Melissa has performed with horses as a professional rider and trainer in the hunter/jumper world since 1995. She has competed with success, including winning the $40,000 Footings Unlimited Grand Prix at Commonwealth Park in Culpeper, Virginia, in July of 2007. For the most part, since September of 2006, though, she has owned and operated Paramount Show Stables in Raleigh, where she and her staff have about 20 students and 21 horses in a full training program.
The Paramount Show Stables approach includes instruction in hunter/jumper and dressage in preparation for a “fairly high level” of shows, Melissa says. Riders are trained individually, not in groups, and the owner or trainer rides the horse five days a week. “They’re not just getting lessons in how to ride a horse. We’re teaching the horse to behave better, and then we’re teaching them how to better ride the horse.”

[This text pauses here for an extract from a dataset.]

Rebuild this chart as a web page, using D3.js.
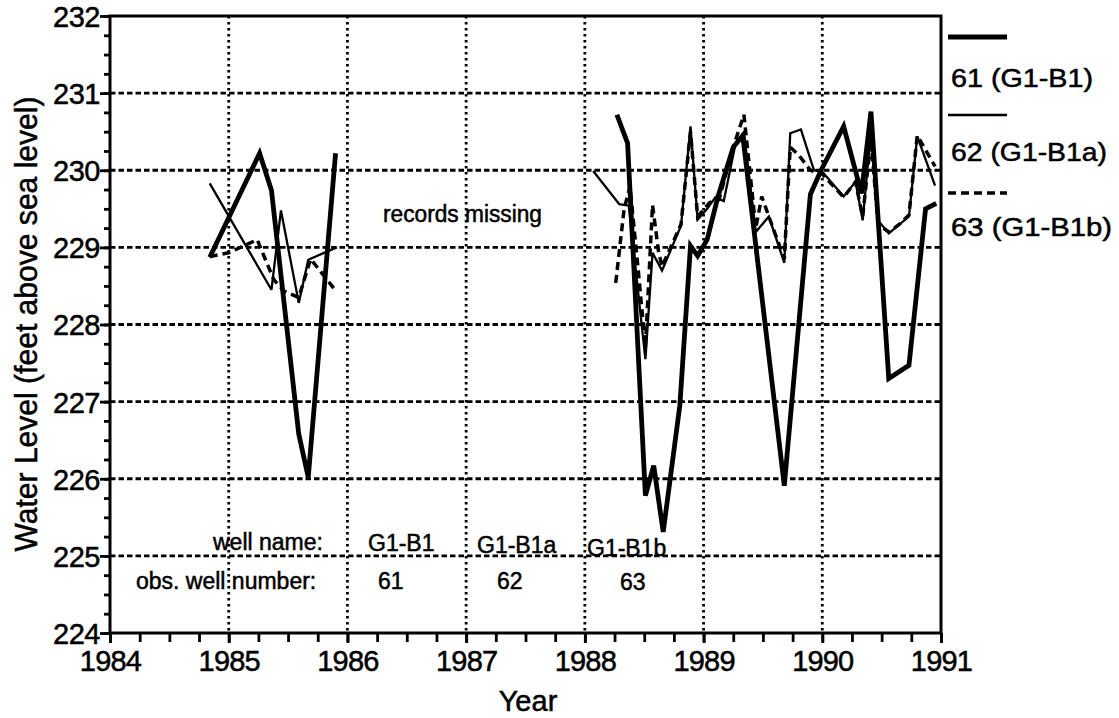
<!DOCTYPE html>
<html>
<head>
<meta charset="utf-8">
<script src="https://cdn.jsdelivr.net/npm/d3@7"></script>
<style>
  body { margin: 0; background: #fff; }
  svg { font-family: "Liberation Sans", Arial, Helvetica, sans-serif; }
  text { fill: #000; stroke: #000; stroke-width: 0.5px; }
</style>
</head>
<body>
<svg width="1119" height="718"></svg>
<script>
// axis ticks
var yearTicks = [1984, 1985, 1986, 1987, 1988, 1989, 1990, 1991]
var levelTicks = [224, 225, 226, 227, 228, 229, 230, 231, 232]

// [decimal year, water level]; null marks the gap in the records
var well61 = [
  [1984.84, 228.87], [1985.26, 230.22], [1985.36, 229.74], [1985.59, 226.58], [1985.67, 226.02], [1985.90, 230.22],
  [1987.0, null],
  [1988.27, 230.72], [1988.36, 230.35], [1988.51, 225.78], [1988.58, 226.17], [1988.66, 225.31], [1988.80, 226.95],
  [1988.89, 229.02], [1988.95, 228.89], [1989.03, 229.10], [1989.12, 229.65], [1989.25, 230.30], [1989.33, 230.45],
  [1989.68, 225.91], [1989.90, 229.69], [1989.99, 230.0], [1990.18, 230.57], [1990.33, 229.7], [1990.41, 230.76],
  [1990.56, 227.30], [1990.73, 227.47], [1990.87, 229.50], [1990.96, 229.57]
]
var well62 = [
  [1984.84, 229.83], [1985.36, 228.45], [1985.44, 229.48], [1985.59, 228.28], [1985.67, 228.84], [1985.91, 229.0],
  [1987.0, null],
  [1988.07, 229.99], [1988.29, 229.56], [1988.37, 229.54], [1988.51, 227.55], [1988.57, 228.93], [1988.65, 228.70],
  [1988.81, 229.28], [1988.89, 230.57], [1988.95, 229.36], [1989.03, 229.5], [1989.10, 229.65], [1989.17, 229.6],
  [1989.27, 230.35], [1989.34, 230.49], [1989.44, 229.2], [1989.55, 229.4], [1989.68, 228.8], [1989.73, 230.48],
  [1989.82, 230.53], [1989.93, 230.0], [1990.0, 229.98], [1990.18, 229.66], [1990.28, 229.85], [1990.34, 229.35],
  [1990.41, 230.5], [1990.47, 229.35], [1990.56, 229.18], [1990.73, 229.40], [1990.80, 230.44], [1990.95, 229.80]
]
var well63 = [
  [1984.84, 228.88], [1985.0, 228.93], [1985.24, 229.10], [1985.38, 228.58], [1985.47, 228.43], [1985.59, 228.35],
  [1985.69, 228.85], [1985.91, 228.42],
  [1987.0, null],
  [1988.26, 228.54], [1988.33, 229.49], [1988.38, 229.79], [1988.45, 228.7], [1988.51, 227.7], [1988.57, 229.55],
  [1988.62, 228.95], [1988.65, 228.75], [1988.81, 229.3], [1988.89, 230.5], [1988.95, 229.4], [1989.05, 229.58],
  [1989.13, 229.62], [1989.25, 230.3], [1989.34, 230.72], [1989.44, 229.25], [1989.49, 229.66], [1989.55, 229.4],
  [1989.68, 228.85], [1989.73, 230.3], [1989.80, 230.2], [1989.90, 230.0], [1990.0, 229.95], [1990.18, 229.65],
  [1990.28, 229.85], [1990.34, 229.4], [1990.41, 230.4], [1990.47, 229.3], [1990.56, 229.2], [1990.65, 229.3],
  [1990.73, 229.42], [1990.80, 230.45], [1990.95, 230.05]
]

var wellNames = ["G1-B1", "G1-B1a", "G1-B1b"]
var wellNumbers = ["61", "62", "63"]
var legendLabels = ["61 (G1-B1)", "62 (G1-B1a)", "63 (G1-B1b)"]

var svg = d3.select("svg")
// plot box (named to avoid window.top)
var plotL = 110, plotR = 941, plotT = 16, plotB = 633

var x = d3.scaleLinear().domain([1984, 1991]).range([plotL, plotR])
var y = d3.scaleLinear().domain([224, 232]).range([plotB, plotT])

// grid
svg.append("g").selectAll("line")
  .data(yearTicks.slice(1, -1))
  .enter().append("line")
    .attr("x1", d => x(d)).attr("x2", d => x(d))
    .attr("y1", plotT).attr("y2", plotB)
    .attr("stroke", "#000").attr("stroke-width", 2.8)
    .attr("stroke-dasharray", "2.5,3.5")
svg.append("g").selectAll("line")
  .data(levelTicks.slice(1, -1))
  .enter().append("line")
    .attr("x1", plotL).attr("x2", plotR)
    .attr("y1", d => y(d)).attr("y2", d => y(d))
    .attr("stroke", "#000").attr("stroke-width", 2.8)
    .attr("stroke-dasharray", "5.5,3")

// frame
svg.append("rect")
  .attr("x", plotL).attr("y", plotT)
  .attr("width", plotR - plotL).attr("height", plotB - plotT)
  .attr("fill", "none").attr("stroke", "#000").attr("stroke-width", 3)

// minor ticks
var quarters = d3.range(1984, 1991.01, 0.25)
var yQuarters = d3.range(224, 232.01, 0.25)
svg.append("g").attr("transform", "translate(0," + plotB + ")")
  .call(d3.axisBottom(x).tickValues(quarters).tickSize(9).tickFormat(""))
svg.append("g").attr("transform", "translate(" + plotL + ",0)")
  .call(d3.axisLeft(y).tickValues(yQuarters).tickSize(6).tickFormat(""))

// major ticks + labels
var xAxis = svg.append("g").attr("transform", "translate(0," + plotB + ")")
  .call(d3.axisBottom(x).tickValues(yearTicks).tickSize(10).tickFormat(d3.format("d")))
var yAxis = svg.append("g").attr("transform", "translate(" + plotL + ",0)")
  .call(d3.axisLeft(y).tickValues(levelTicks).tickSize(10).tickFormat(d3.format("d")))

svg.selectAll(".domain").remove()
svg.selectAll(".tick line").attr("stroke", "#000").attr("stroke-width", 2.8)
xAxis.selectAll("text").attr("font-size", 29).attr("fill", "#000")
  .attr("y", 17).attr("dy", "0.71em").attr("letter-spacing", -0.8)
yAxis.selectAll("text").attr("font-size", 29).attr("fill", "#000")
  .attr("x", -10).attr("dy", "0.36em").attr("letter-spacing", -0.5)
svg.selectAll(".tick text").attr("font-family", null)

// axis titles
svg.append("text")
  .attr("x", 528).attr("y", 711)
  .attr("text-anchor", "middle")
  .attr("font-size", 29)
  .text("Year")
svg.append("text")
  .attr("transform", "translate(37,324) rotate(-90)")
  .attr("text-anchor", "middle")
  .attr("font-size", 31)
  .attr("textLength", 455).attr("lengthAdjust", "spacingAndGlyphs")
  .text("Water Level (feet above sea level)")

// series
var line = d3.line()
  .defined(d => d[1] != null)
  .x(d => x(d[0]))
  .y(d => y(d[1]))

var styles = [
  { data: well61, width: 4.8, dash: null },
  { data: well62, width: 2.3, dash: null },
  { data: well63, width: 3.5, dash: "8,5" }
]
styles.forEach(function (s) {
  svg.append("path")
    .datum(s.data)
    .attr("d", line)
    .attr("fill", "none")
    .attr("stroke", "#000")
    .attr("stroke-width", s.width)
    .attr("stroke-linejoin", "miter")
    .attr("stroke-miterlimit", 3)
    .attr("stroke-dasharray", s.dash)
})

// annotations
svg.append("text").attr("x", 383).attr("y", 222).attr("font-size", 23)
  .attr("textLength", 159).attr("lengthAdjust", "spacingAndGlyphs")
  .text("records missing")
svg.append("text").attr("x", 213).attr("y", 550).attr("font-size", 23).text("well name:")
svg.append("text").attr("x", 136).attr("y", 589).attr("font-size", 23).text("obs. well number:")

var nameX = [368, 477, 587]
var nameY = [551, 553, 556]
var numX = [378, 497, 620]
var numY = [589, 589, 590]
svg.append("g").selectAll("text")
  .data(wellNames)
  .enter().append("text")
    .attr("x", (d, i) => nameX[i]).attr("y", (d, i) => nameY[i])
    .attr("font-size", 23)
    .text(d => d)
svg.append("g").selectAll("text")
  .data(wellNumbers)
  .enter().append("text")
    .attr("x", (d, i) => numX[i]).attr("y", (d, i) => numY[i])
    .attr("font-size", 23)
    .text(d => d)

// legend
var legendLineY = [37, 115, 193]
var legendTextY = [87, 161, 236]
var legendWidths = [142, 156, 161]
legendLabels.forEach(function (label, i) {
  svg.append("line")
    .attr("x1", 948).attr("x2", 1007)
    .attr("y1", legendLineY[i]).attr("y2", legendLineY[i])
    .attr("stroke", "#000")
    .attr("stroke-width", styles[i].width)
    .attr("stroke-dasharray", styles[i].dash)
  svg.append("text")
    .attr("x", 951).attr("y", legendTextY[i])
    .attr("font-size", 25)
    .attr("textLength", legendWidths[i]).attr("lengthAdjust", "spacingAndGlyphs")
    .text(label)
})
</script>
</body>
</html>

Melissa’s affinity for horses goes back to the age of 9, she says, though she’s always been the outdoorsy, athletic type and “wild about animals.” As a young child, she was not allowed to have a pet – “They weren’t trying to be mean, it just wasn’t part of their lifestyle,” she says of her parents – though eventually she had gerbils (one at a time and in the basement) and a cat with a bad attitude.

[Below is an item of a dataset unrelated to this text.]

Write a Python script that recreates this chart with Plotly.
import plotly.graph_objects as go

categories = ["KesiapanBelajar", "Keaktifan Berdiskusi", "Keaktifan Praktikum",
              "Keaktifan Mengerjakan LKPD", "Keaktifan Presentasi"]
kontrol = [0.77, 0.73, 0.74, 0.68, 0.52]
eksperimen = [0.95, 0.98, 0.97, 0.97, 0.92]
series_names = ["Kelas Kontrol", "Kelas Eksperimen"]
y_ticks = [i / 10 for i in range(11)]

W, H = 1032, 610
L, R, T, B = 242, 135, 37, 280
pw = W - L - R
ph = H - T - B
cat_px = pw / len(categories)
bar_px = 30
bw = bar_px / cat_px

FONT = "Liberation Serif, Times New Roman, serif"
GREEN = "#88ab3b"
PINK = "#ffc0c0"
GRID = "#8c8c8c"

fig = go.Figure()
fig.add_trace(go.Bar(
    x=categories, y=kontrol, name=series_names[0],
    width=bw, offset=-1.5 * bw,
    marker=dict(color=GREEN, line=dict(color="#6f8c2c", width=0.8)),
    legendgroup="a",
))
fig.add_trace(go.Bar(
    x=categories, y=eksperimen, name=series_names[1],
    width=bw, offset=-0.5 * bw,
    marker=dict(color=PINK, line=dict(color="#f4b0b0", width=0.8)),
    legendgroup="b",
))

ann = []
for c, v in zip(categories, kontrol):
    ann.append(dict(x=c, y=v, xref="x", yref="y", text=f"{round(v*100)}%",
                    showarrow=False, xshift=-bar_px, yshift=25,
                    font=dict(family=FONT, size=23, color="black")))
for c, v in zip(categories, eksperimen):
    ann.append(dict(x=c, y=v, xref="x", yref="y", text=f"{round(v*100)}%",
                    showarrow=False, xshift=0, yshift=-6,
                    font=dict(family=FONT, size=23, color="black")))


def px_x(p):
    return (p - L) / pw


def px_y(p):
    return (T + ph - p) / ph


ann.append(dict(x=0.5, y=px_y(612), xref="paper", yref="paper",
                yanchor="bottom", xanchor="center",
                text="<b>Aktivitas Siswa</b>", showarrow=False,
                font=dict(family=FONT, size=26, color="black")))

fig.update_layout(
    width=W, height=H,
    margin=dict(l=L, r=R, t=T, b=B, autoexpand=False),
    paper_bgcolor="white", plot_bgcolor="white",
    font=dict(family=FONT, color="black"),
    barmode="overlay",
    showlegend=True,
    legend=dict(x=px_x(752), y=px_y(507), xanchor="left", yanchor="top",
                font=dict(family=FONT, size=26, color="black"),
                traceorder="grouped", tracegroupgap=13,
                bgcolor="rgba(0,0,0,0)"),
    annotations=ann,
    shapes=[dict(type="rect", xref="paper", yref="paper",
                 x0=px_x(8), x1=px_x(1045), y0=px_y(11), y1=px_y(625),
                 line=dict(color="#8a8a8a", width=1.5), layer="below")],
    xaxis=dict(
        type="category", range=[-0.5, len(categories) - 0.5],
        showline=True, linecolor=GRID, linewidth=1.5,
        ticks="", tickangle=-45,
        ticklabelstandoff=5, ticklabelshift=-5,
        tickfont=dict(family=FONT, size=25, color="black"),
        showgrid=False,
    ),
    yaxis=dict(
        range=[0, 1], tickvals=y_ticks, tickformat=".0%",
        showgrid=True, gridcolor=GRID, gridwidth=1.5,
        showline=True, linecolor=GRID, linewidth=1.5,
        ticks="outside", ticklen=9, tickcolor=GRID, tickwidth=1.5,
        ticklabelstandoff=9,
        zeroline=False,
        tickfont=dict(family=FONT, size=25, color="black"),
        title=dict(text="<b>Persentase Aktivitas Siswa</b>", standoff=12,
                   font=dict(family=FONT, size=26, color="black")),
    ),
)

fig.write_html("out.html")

Her older sister has more of an artistic bent and Melissa gravitated toward athletics, partly, she says, as a means of asserting her individuality. She pursued basketball, track, soccer, ice skating and gymnastics through the years but, to her, nothing is quite like riding a horse.

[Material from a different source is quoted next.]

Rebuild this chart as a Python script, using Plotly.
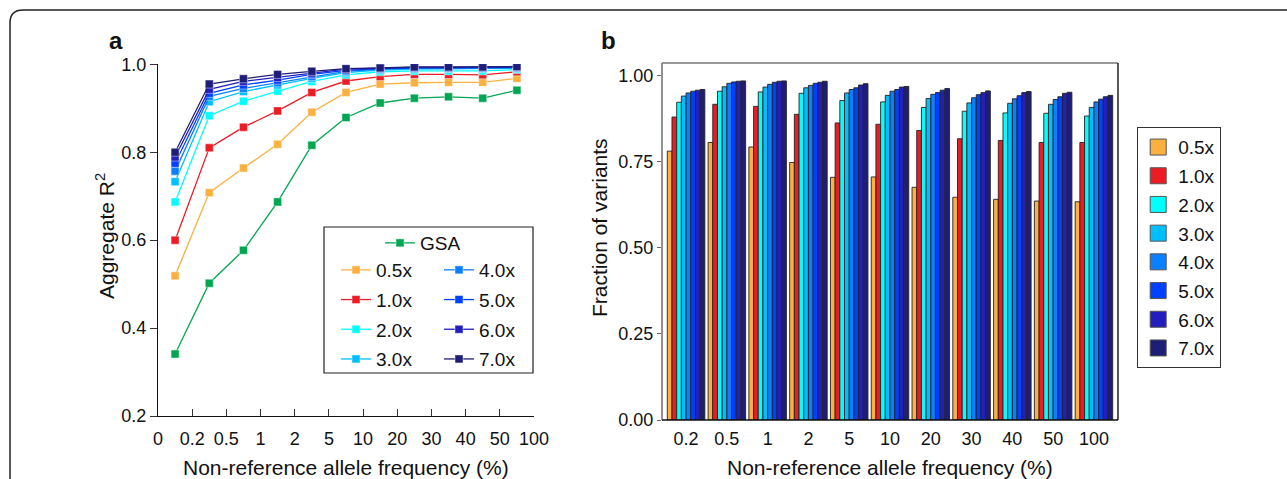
import plotly.graph_objects as go

W, H = 1287, 479
def px(x): return x / W
def py(y): return 1 - y / H

FONT = "Arial, Liberation Sans, sans-serif"

# ---------------- data: panel a ----------------
freq_ticks = ["0", "0.2", "0.5", "1", "2", "5", "10", "20", "30", "40", "50", "100"]
bin_pos = [0.5, 1.5, 2.5, 3.5, 4.5, 5.5, 6.5, 7.5, 8.5, 9.5, 10.5]   # bins between ticks

gsa   = [0.341, 0.502, 0.577, 0.687, 0.816, 0.879, 0.912, 0.923, 0.926, 0.923, 0.941]
r05x  = [0.519, 0.708, 0.764, 0.818, 0.891, 0.936, 0.955, 0.958, 0.959, 0.959, 0.968]
r10x  = [0.600, 0.810, 0.857, 0.894, 0.936, 0.962, 0.972, 0.977, 0.977, 0.976, 0.983]
r20x  = [0.687, 0.883, 0.916, 0.939, 0.961, 0.976, 0.983, 0.985, 0.985, 0.985, 0.988]
r30x  = [0.733, 0.915, 0.938, 0.953, 0.968, 0.981, 0.987, 0.989, 0.990, 0.990, 0.991]
r40x  = [0.757, 0.927, 0.945, 0.958, 0.972, 0.984, 0.989, 0.991, 0.991, 0.991, 0.992]
r50x  = [0.775, 0.934, 0.953, 0.964, 0.977, 0.986, 0.990, 0.992, 0.992, 0.992, 0.993]
r60x  = [0.789, 0.943, 0.961, 0.970, 0.980, 0.989, 0.991, 0.993, 0.993, 0.993, 0.994]
r70x  = [0.800, 0.955, 0.967, 0.977, 0.984, 0.990, 0.992, 0.994, 0.994, 0.994, 0.995]

# ---------------- data: panel b ----------------
freq_cats = ["0.2", "0.5", "1", "2", "5", "10", "20", "30", "40", "50", "100"]
f05x = [0.781, 0.806, 0.793, 0.748, 0.705, 0.706, 0.676, 0.647, 0.641, 0.636, 0.634]
f10x = [0.880, 0.917, 0.911, 0.888, 0.863, 0.859, 0.841, 0.817, 0.812, 0.806, 0.806]
f20x = [0.923, 0.955, 0.953, 0.949, 0.928, 0.924, 0.908, 0.897, 0.892, 0.891, 0.883]
f30x = [0.941, 0.968, 0.967, 0.965, 0.950, 0.943, 0.934, 0.921, 0.920, 0.917, 0.908]
f40x = [0.950, 0.978, 0.975, 0.972, 0.960, 0.955, 0.946, 0.936, 0.933, 0.931, 0.924]
f50x = [0.955, 0.982, 0.981, 0.978, 0.965, 0.960, 0.951, 0.945, 0.942, 0.939, 0.932]
f60x = [0.958, 0.984, 0.984, 0.981, 0.973, 0.967, 0.958, 0.951, 0.951, 0.949, 0.939]
f70x = [0.960, 0.985, 0.985, 0.984, 0.977, 0.969, 0.963, 0.956, 0.954, 0.952, 0.943]

depth_names = ["0.5x", "1.0x", "2.0x", "3.0x", "4.0x", "5.0x", "6.0x", "7.0x"]
depth_colors = ["#fbb040", "#ed1c24", "#00ffff", "#00bfff", "#0a80ff", "#0040ff", "#231ebe", "#1e1e78"]
gsa_color = "#00a651"

r2_series = [r05x, r10x, r20x, r30x, r40x, r50x, r60x, r70x]
frac_series = [f05x, f10x, f20x, f30x, f40x, f50x, f60x, f70x]

fig = go.Figure()

halo = dict(color="rgba(255,255,255,0.55)", width=0.8)

# panel a lines
fig.add_trace(go.Scatter(
    x=bin_pos, y=gsa, name="GSA", mode="lines+markers",
    line=dict(color=gsa_color, width=1.3),
    marker=dict(symbol="square", size=8, color=gsa_color, line=halo),
    legend="legend", legendgroup="a_gsa", xaxis="x", yaxis="y"))
for i, (nm, col, ys) in enumerate(zip(depth_names, depth_colors, r2_series)):
    fig.add_trace(go.Scatter(
        x=bin_pos, y=ys, name=nm, mode="lines+markers",
        line=dict(color=col, width=1.3),
        marker=dict(symbol="square", size=8, color=col, line=halo),
        legend="legend2" if i < 4 else "legend3", legendgroup="a_" + nm, xaxis="x", yaxis="y"))

# panel b bars
for nm, col, ys in zip(depth_names, depth_colors, frac_series):
    fig.add_trace(go.Bar(
        x=freq_cats, y=ys, name=nm, marker=dict(color=col, line=dict(color="#222222", width=0.9)),
        showlegend=False, xaxis="x2", yaxis="y2"))
# legend entries for panel b
for nm, col in zip(depth_names, depth_colors):
    fig.add_trace(go.Scatter(
        x=[None], y=[None], name=nm, mode="markers",
        marker=dict(symbol="square", size=16, color=col, line=dict(color="#555555", width=1)),
        legend="legend4", legendgroup="b_" + nm, xaxis="x2", yaxis="y2"))

tickfont = dict(family=FONT, size=18, color="#111111")
legfont = dict(family=FONT, size=19, color="#111111")

fig.update_layout(
    width=W, height=H,
    margin=dict(l=0, r=0, t=0, b=0),
    paper_bgcolor="white", plot_bgcolor="white",
    font=dict(family=FONT, size=18, color="#111111"),
    showlegend=True,
    barmode="group", bargap=0.08, bargroupgap=0,
    xaxis=dict(domain=[px(158), px(534)], range=[0, 11], tickmode="array",
               tickvals=list(range(len(freq_ticks))), ticktext=freq_ticks,
               ticks="inside", ticklen=7, tickcolor="#333", showline=True, linecolor="#111",
               linewidth=1.2, showgrid=False, zeroline=False, tickfont=tickfont, automargin=False,
               ticklabelstandoff=6),
    yaxis=dict(domain=[py(416), py(64.3)], range=[0.2, 1.0], tickvals=[0.2, 0.4, 0.6, 0.8, 1.0],
               tickformat=".1f", ticks="outside", ticklen=7, tickcolor="#333", showline=True,
               linecolor="#111", linewidth=1.2, showgrid=False, zeroline=False, tickfont=tickfont,
               automargin=False),
    xaxis2=dict(domain=[px(662), px(1118)], type="category", range=[-0.59, 10.59],
                ticks="", showline=False, showgrid=False, zeroline=False, tickfont=tickfont,
                automargin=False, anchor="y2", ticklabelstandoff=6),
    yaxis2=dict(domain=[py(420), py(63)], range=[0, 1.037], tickvals=[0, 0.25, 0.5, 0.75, 1.0],
                tickformat=".2f", ticks="outside", ticklen=4, tickcolor="#666", showline=False,
                showgrid=False, zeroline=False, tickfont=tickfont, automargin=False, anchor="x2"),
    legend=dict(x=px(380), y=py(224), xanchor="left", yanchor="top", bgcolor="rgba(0,0,0,0)",
                font=legfont, borderwidth=0, tracegroupgap=2),
    legend2=dict(x=px(336), y=py(251), xanchor="left", yanchor="top", bgcolor="rgba(0,0,0,0)",
                 font=legfont, borderwidth=0, tracegroupgap=2),
    legend3=dict(x=px(439), y=py(251), xanchor="left", yanchor="top", bgcolor="rgba(0,0,0,0)",
                 font=legfont, borderwidth=0, tracegroupgap=2),
    legend4=dict(x=px(1137), y=py(127), xanchor="left", yanchor="top", bgcolor="white",
                 font=legfont, borderwidth=1.2, bordercolor="#333", tracegroupgap=1),
)

shapes = []
# outer rounded frame
frame = (f"M {px(10)},{py(500)} L {px(10)},{py(23)} Q {px(10)},{py(10)} {px(23)},{py(10)} "
         f"L {px(1300)},{py(10)}")
shapes.append(dict(type="path", path=frame, xref="paper", yref="paper",
                   line=dict(color="#222", width=1.5)))
# legend box panel a
shapes.append(dict(type="rect", xref="paper", yref="paper", x0=px(324), x1=px(533), y0=py(373), y1=py(227),
                   line=dict(color="#222", width=1.2), layer="below"))
# panel b frame
shapes.append(dict(type="line", xref="paper", yref="paper", x0=px(662), x1=px(1118), y0=py(63), y1=py(63),
                   line=dict(color="#777", width=1.6)))
shapes.append(dict(type="line", xref="paper", yref="paper", x0=px(662), x1=px(662), y0=py(63), y1=py(420),
                   line=dict(color="#777", width=1.6)))
shapes.append(dict(type="line", xref="paper", yref="paper", x0=px(1118), x1=px(1118), y0=py(63), y1=py(420),
                   line=dict(color="#111", width=1.4)))
shapes.append(dict(type="line", xref="paper", yref="paper", x0=px(662), x1=px(1118), y0=py(420), y1=py(420),
                   line=dict(color="#111", width=1.4)))
fig.update_layout(shapes=shapes)

def note(text, x, y, size, angle=0):
    return dict(text=text, x=px(x), y=py(y), xref="paper", yref="paper", showarrow=False,
                xanchor="center", yanchor="middle", textangle=angle,
                font=dict(family=FONT, size=size, color="#111"))

ann = [
    note("<b>a</b>", 116, 41, 24),
    note("<b>b</b>", 608, 40, 24),
    note("Aggregate R<sup>2</sup>", 105, 236, 21, -90),
    note("Non-reference allele frequency (%)", 346, 467, 21),
    note("Fraction of variants", 600, 228, 21, -90),
    note("Non-reference allele frequency (%)", 890, 467, 21),
]
fig.update_layout(annotations=ann)

fig.write_html("out.html")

“It’s like it’s in your core,” she says. “It’s not a job for me. It’s a lifestyle. It’s really all I ever think about. … My husband (an architect) does not have the same affliction.”
When she was 12 and growing up in the small central Massachusetts town of Lunenburg, she got a job cleaning stalls at a local stable in exchange for riding lessons. At 19, as a freshman at Mount Holyoke College, she bought her first horse in partnership with the director of the school’s equestrian program. The program director had free use of a stall, and Melissa was already a trainer, teaching students in the work-study program. “It was not a very good horse,” she says, but in time they sold it at a profit and Melissa bought her own ride.
Today, Melissa has five cats and three dogs in addition to the horses at Paramount, which has covered and open-air riding arenas, two barns, grooming area, tack room and offices on about 11 acres within the city limits off Old Milburnie Road.
Prior to buying Paramount, which has been in operation since 1997, Melissa, now 32, managed a farm in Apex for three years. She came to the Triangle from Camden, SC, where she moved for her first riding and training job after college.
Though she had a plan and was confident in her abilities, she recognized that ownership was a leap. “It was a huge risk,” she says. “Even now, I have a huge mortgage on this place, but I write the check and turn my head. … I would be kidding you if I didn’t say I was scared a lot of the time, but you just push on.”
She admits that those who can afford private riding lessons are less affected by economic downturns, and says travel to shows has fallen a little but her clientele has been steady.
Since she aims to train competitive riders, Melissa doesn’t accept beginning students. Still, younger beginners do better, she says, because they have less fear.
Anyone who’s fit and has reasonable eye-hand coordination can learn to ride, but the best have natural ability, she says. “Because when you’re riding, you’re dealing with a thinking, breathing, living being. It takes something that not everyone has.
“It’s easy enough to learn how to ride, but it’s very difficult and time consuming to learn to ride well.”